Mas ainda há luz no fim do tunel. Se não é a luz moribunda de Clov ou a luz utópica de Mészáros, é a luz anciã mais viva do que nunca de Francisco de Oliveira, que fechou com chave de ouro as comemorações da FFCH. Diferentemente de Mészáros, que apontou suas lentes para a economia mundial, Chico de Oliveira, um dos maiores pensadores da esquerda, aprofundou o exame da economia nacional, em sua mais nova face, a do ornitorrinco. Esse estranho animal, uma das mais esdrúxulas misturas da natureza, é a materialização da hegemonia às avessas, onde o grupo que chega ao poder dedica-se justamente a aplicar o programa de governo do grupo ao qual se opunha anteriormente. Ainda que o seu comentador, o professor Jorge Almeida, tenha lembrado que o conceito de hegemonia de Antônio Gramsci descreve justamente uma situação onde quem detém o poder o faz com tanta força, que não resta aos adversários outro caminho senão aquele sinalizado pelos supostos adversários. Porém, como Chico de Oliveira defendeu, trata-se de uma idéia-força, um conceito que, ao usar o termos "às avessas", enfatiza o caso do Brasil, onde o PT foi construído sobre um programa anti-conservador, anti-liberal, anti-mainstream e passou a vida sendo pedra, no momento em que se tornou vidraça, tomou consciência de que talvez FHC, Malan e companhia não estivessem tão errados assim. Não entrarei em querelas econômicas aqui porque criei meu outro blog (neoestrategiasbrasil.blogspot.com) para discutir isso. Aqui gasto apenas minhas palavras para anunciar o meu prazer de ouvir um pensador como Chico de Oliveira, em sua lucidez e esperança irremovível no nosso povo e país.
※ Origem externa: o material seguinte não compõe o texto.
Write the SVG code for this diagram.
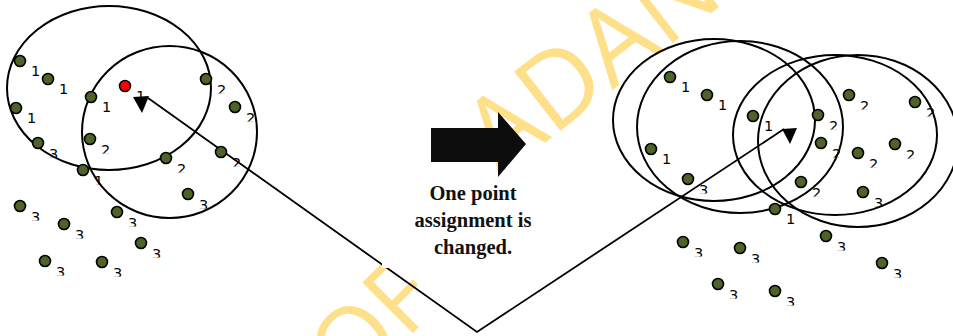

(Como lembranças pessoais dessas duas palestras, ficam os autógrafos colhidos, com direito a registro em video desse momento com Chico do Oliveira, que com humildade luminosa, me disse: "Você ainda gastou seu dinheiro com meu livro, meu filho." Segue link:
http://www.youtube.com/watch?v=CUU0sXkWIdI


O deleite só não foi maior do que o céu ao qual chegamos na última parada da nossa viagem: a apresentação da orquestra Neojibá, na sala principal do TCA. Simplesmente maravilhoso! Se não pela perfeição da Neojibá, por duas questões minhas: seria a primeira vez que assistiria a uma orquestra completa (já assisti anteriormente no Parque da Cidade, mas com um número reduzido de músicos e instrumentos) e a minha primeira vez na sala principal do TCA. Com relação a este último aspecto, ao entrar na sala principal e sentar na frente, pensei comigo: "Nem é tão grande assim." Quando olhei para trás, o susto: a imensa arquibancada que dá ao auditório os seus 1.500 lugares. Fantástico! Pelo lado da apresentação de uma orquestra completa e dessa orquestra ser a Neojibá, de qualidade internacionalmente reconhecida, não há muito que se possa dizer em palavras. Apenas alguns elementos que me tocaram mais: a perfeita sincronicidade dos instrumentos, em especial os violinos, que eram uns vinte; os enormes bumbos, com um metro de diâmetro; o "se vira nos trinta" dos percussionistas, que mudam de instrumentos ao longo da mesma música; a importância do maestro, que eu pensava que somente dava o ritmo da música, mas que, pelo olhar permanentemente atentos dos músicos para ele, faz muito mais do que isso. Mas o momento que mais marcou a noite foi a participação do violonista Mário Ulloa, que coincidentemente também tinha feito uma apresentação na palestra de Chico de Oliveira (nas duas ocasiões, tocou "El Condor Pasa"). A junção da perfeição da Neojibá com a emoção de Ulloa, certamente nos transporta para um céu. Abaixo, uma foto desse momento inesquecível:


Assim, da luz moribunda de Clov alcançamos a luz celestial da Neojibá, numa viagem que, do inferno ao céu, me preencheu com todos os matizes da genialidade artística humana.